One Topsail baseball tradition is for the boys to wear their tuxedos for prom to the field and do a black-tie photo shoot. Alex’s teammates invited him. He still wasn’t ready.

“Deep down,” Mike said, “he still feels responsible.”

And that is such a crushing feeling, one that triggers the anxiety and depression and sends Alex crashing – one that if it really were the product of someone trying to further a petty feud would be beyond heinous.

“I don’t think people understand what non-verbal means,” Mike said. “When he’s down like this, he doesn’t just internalize it. He won’t express himself in any form or fashion. It’s scary. It’s really scary.”

They’re trying to focus Alex on his immediate task at hand: graduating on time. He’s got a few weeks to climb out of the abyss, finish his schoolwork and ready himself for whatever is next. And what that is he’s not quite sure. He loves baseball, enough that he was evaluated by Fletcher Bates, a former minor league player who runs Rock Solid Baseball, a local travel team. Alex has the physical tools to join the travel circuit, Bates said, and maybe even play some college ball. He just needs polish – the sort he could have gotten over the last month.

Instead, Topsail is at home, watching New Hanover High School advance to the 3A state semifinals.
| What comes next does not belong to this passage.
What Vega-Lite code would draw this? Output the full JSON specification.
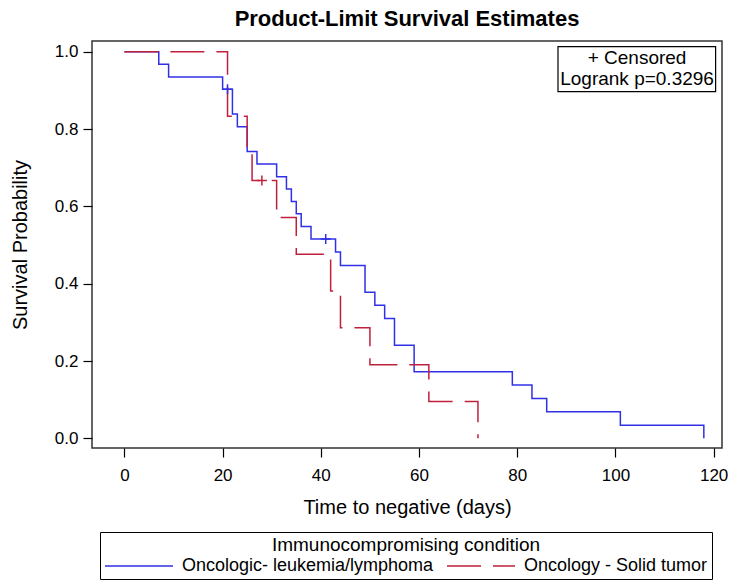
{
  "$schema": "https://vega.github.io/schema/vega-lite/v6.json",
  "width": 630,
  "height": 407,
  "autosize": {"type": "none"},
  "padding": {"left": 92, "top": 41, "right": 7, "bottom": 133},
  "background": "white",
  "title": {"text": "Product-Limit Survival Estimates", "fontSize": 22, "font": "Liberation Sans", "fontWeight": "bold", "anchor": "middle", "offset": 10, "color": "black"},
  "config": {
    "view": {"stroke": "#333333", "strokeWidth": 1.5},
    "font": "Liberation Sans",
    "axis": {"domain": false, "grid": false, "tickColor": "black", "tickSize": 9, "tickWidth": 1.2, "labelFontSize": 17, "titleFontSize": 20, "labelColor": "black", "titleColor": "black", "titleFontWeight": "normal", "labelFont": "Liberation Sans", "titleFont": "Liberation Sans"},
    "legend": {"labelFont": "Liberation Sans", "titleFont": "Liberation Sans"}
  },
  "datasets": {
    "curves": [
      {"group": "Oncologic- leukemia/lymphoma", "time": 0, "survival": 1.0},
      {"group": "Oncologic- leukemia/lymphoma", "time": 7, "survival": 0.968},
      {"group": "Oncologic- leukemia/lymphoma", "time": 9, "survival": 0.935},
      {"group": "Oncologic- leukemia/lymphoma", "time": 20, "survival": 0.903},
      {"group": "Oncologic- leukemia/lymphoma", "time": 22, "survival": 0.839},
      {"group": "Oncologic- leukemia/lymphoma", "time": 23, "survival": 0.806},
      {"group": "Oncologic- leukemia/lymphoma", "time": 25, "survival": 0.742},
      {"group": "Oncologic- leukemia/lymphoma", "time": 27, "survival": 0.710},
      {"group": "Oncologic- leukemia/lymphoma", "time": 31, "survival": 0.677},
      {"group": "Oncologic- leukemia/lymphoma", "time": 33, "survival": 0.645},
      {"group": "Oncologic- leukemia/lymphoma", "time": 34, "survival": 0.613},
      {"group": "Oncologic- leukemia/lymphoma", "time": 35, "survival": 0.581},
      {"group": "Oncologic- leukemia/lymphoma", "time": 36, "survival": 0.548},
      {"group": "Oncologic- leukemia/lymphoma", "time": 38, "survival": 0.516},
      {"group": "Oncologic- leukemia/lymphoma", "time": 43, "survival": 0.482},
      {"group": "Oncologic- leukemia/lymphoma", "time": 44, "survival": 0.447},
      {"group": "Oncologic- leukemia/lymphoma", "time": 49, "survival": 0.378},
      {"group": "Oncologic- leukemia/lymphoma", "time": 51, "survival": 0.344},
      {"group": "Oncologic- leukemia/lymphoma", "time": 53, "survival": 0.310},
      {"group": "Oncologic- leukemia/lymphoma", "time": 55, "survival": 0.241},
      {"group": "Oncologic- leukemia/lymphoma", "time": 59, "survival": 0.172},
      {"group": "Oncologic- leukemia/lymphoma", "time": 79, "survival": 0.138},
      {"group": "Oncologic- leukemia/lymphoma", "time": 83, "survival": 0.103},
      {"group": "Oncologic- leukemia/lymphoma", "time": 86, "survival": 0.069},
      {"group": "Oncologic- leukemia/lymphoma", "time": 101, "survival": 0.034},
      {"group": "Oncologic- leukemia/lymphoma", "time": 118, "survival": 0.0},
      {"group": "Oncology - Solid tumor", "time": 0, "survival": 1.0},
      {"group": "Oncology - Solid tumor", "time": 21, "survival": 0.833},
      {"group": "Oncology - Solid tumor", "time": 25, "survival": 0.750},
      {"group": "Oncology - Solid tumor", "time": 26, "survival": 0.667},
      {"group": "Oncology - Solid tumor", "time": 31, "survival": 0.571},
      {"group": "Oncology - Solid tumor", "time": 35, "survival": 0.476},
      {"group": "Oncology - Solid tumor", "time": 42, "survival": 0.381},
      {"group": "Oncology - Solid tumor", "time": 44, "survival": 0.286},
      {"group": "Oncology - Solid tumor", "time": 50, "survival": 0.190},
      {"group": "Oncology - Solid tumor", "time": 62, "survival": 0.095},
      {"group": "Oncology - Solid tumor", "time": 72, "survival": 0.0}
    ],
    "censored": [
      {"group": "Oncologic- leukemia/lymphoma", "time": 21, "survival": 0.903},
      {"group": "Oncologic- leukemia/lymphoma", "time": 41, "survival": 0.516},
      {"group": "Oncology - Solid tumor", "time": 28, "survival": 0.667}
    ],
    "insetbox": [
      {"x1": 88.3, "x2": 120.4, "y1": 0.8968, "y2": 1.0132}
    ],
    "insettext": [
      {"label": "+ Censored", "tx": 104.4, "ty": 0.983},
      {"label": "Logrank p=0.3296", "tx": 104.4, "ty": 0.929}
    ]
  },
  "layer": [
    {
      "data": {"name": "curves"},
      "mark": {"type": "line", "interpolate": "step-after", "strokeWidth": 1.5},
      "encoding": {
        "x": {"field": "time", "type": "quantitative", "title": "Time to negative (days)",
              "scale": {"domain": [-6.6, 121.7], "nice": false, "zero": false},
              "axis": {"values": [0, 20, 40, 60, 80, 100, 120], "labelPadding": 10, "titlePadding": 14}},
        "y": {"field": "survival", "type": "quantitative", "title": "Survival Probability",
              "scale": {"domain": [-0.0251, 1.028], "nice": false, "zero": false},
              "axis": {"values": [0, 0.2, 0.4, 0.6, 0.8, 1.0], "format": ".1f", "labelPadding": 5, "titlePadding": 24}},
        "color": {"field": "group", "type": "nominal", "title": "Immunocompromising condition",
                  "scale": {"domain": ["Oncologic- leukemia/lymphoma", "Oncology - Solid tumor"], "range": ["#3030e6", "#c0203c"]},
                  "legend": {"orient": "none", "legendX": 8, "legendY": 491, "direction": "horizontal", "titleAnchor": "middle", "titleFontSize": 19, "titleFontWeight": "normal", "titleColor": "black", "titleLimit": 1000, "labelLimit": 1000, "labelFontSize": 18, "labelColor": "black", "symbolType": "stroke", "symbolSize": 4624, "symbolStrokeWidth": 1.5, "clipHeight": 18, "strokeColor": "black", "padding": 4, "columnPadding": 12, "labelOffset": 8, "titlePadding": 2}},
        "strokeDash": {"field": "group", "type": "nominal", "title": "Immunocompromising condition",
                  "scale": {"domain": ["Oncologic- leukemia/lymphoma", "Oncology - Solid tumor"], "range": [[1, 0], [34, 12]]},
                  "legend": {"orient": "none", "legendX": 8, "legendY": 491, "direction": "horizontal", "titleAnchor": "middle", "titleFontSize": 19, "titleFontWeight": "normal", "titleColor": "black", "titleLimit": 1000, "labelLimit": 1000, "labelFontSize": 18, "labelColor": "black", "symbolType": "stroke", "symbolSize": 4624, "symbolStrokeWidth": 1.5, "clipHeight": 18, "strokeColor": "black", "padding": 4, "columnPadding": 12, "labelOffset": 8, "titlePadding": 2}}
      }
    },
    {
      "data": {"name": "censored"},
      "mark": {"type": "point", "shape": "M-1,0L1,0M0,-1L0,1", "size": 100, "filled": false, "strokeWidth": 1.5, "opacity": 1},
      "encoding": {
        "x": {"field": "time", "type": "quantitative", "title": "Time to negative (days)"},
        "y": {"field": "survival", "type": "quantitative", "title": "Survival Probability"},
        "color": {"field": "group", "type": "nominal", "title": "Immunocompromising condition"}
      }
    },
    {
      "data": {"name": "insetbox"},
      "mark": {"type": "rect", "fill": "white", "stroke": "black", "strokeWidth": 1.2},
      "encoding": {
        "x": {"field": "x1", "type": "quantitative", "title": "Time to negative (days)"},
        "x2": {"field": "x2"},
        "y": {"field": "y1", "type": "quantitative", "title": "Survival Probability"},
        "y2": {"field": "y2"}
      }
    },
    {
      "data": {"name": "insettext"},
      "mark": {"type": "text", "fontSize": 19, "font": "Liberation Sans", "color": "black", "align": "center", "baseline": "middle"},
      "encoding": {
        "x": {"field": "tx", "type": "quantitative", "title": "Time to negative (days)"},
        "y": {"field": "ty", "type": "quantitative", "title": "Survival Probability"},
        "text": {"field": "label"}
      }
    }
  ]
}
What really gets the players is New Hanover’s record: 25-0, as if the two times Topsail actually beat New Hanover this season never existed. It’s injury to insult.
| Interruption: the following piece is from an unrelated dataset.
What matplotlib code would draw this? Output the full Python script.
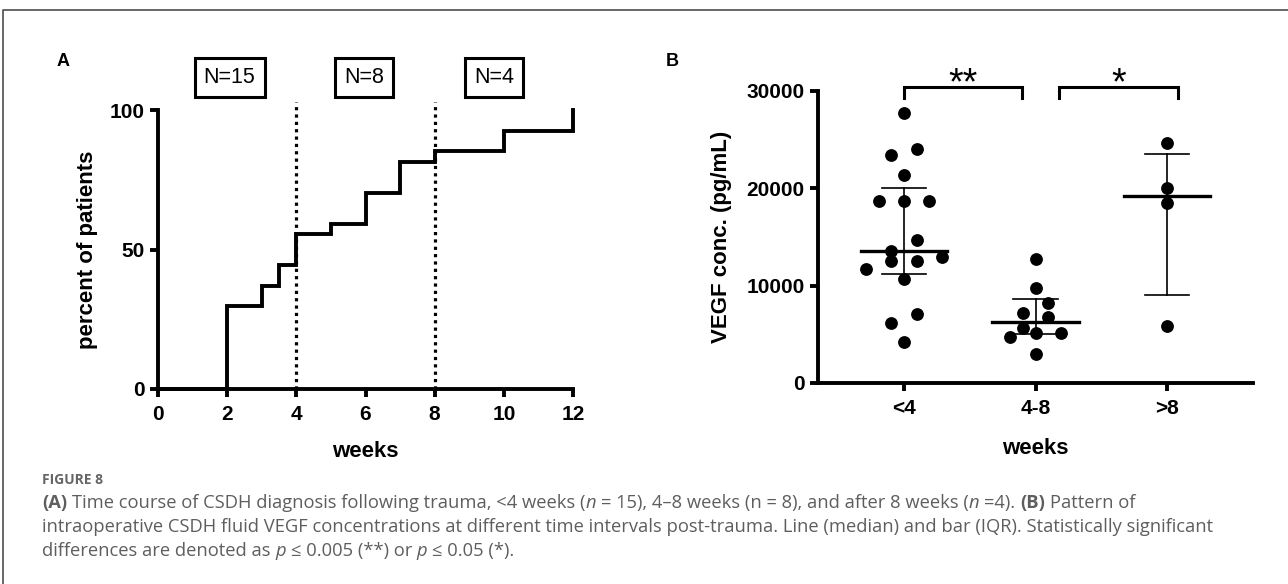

Much as Alex took solace in baseball, in an odd way, his teammates and his community take it in him – in knowing that they could lift him up once, in trying to do it again, in hoping the glint they saw in his eyes when he was playing the game is not some fleeting feeling but a new normal.

“If someone came to watch our game, nobody could tell he was different than any of us,” Emmertz said. “He was a baseball player. Just one of us.”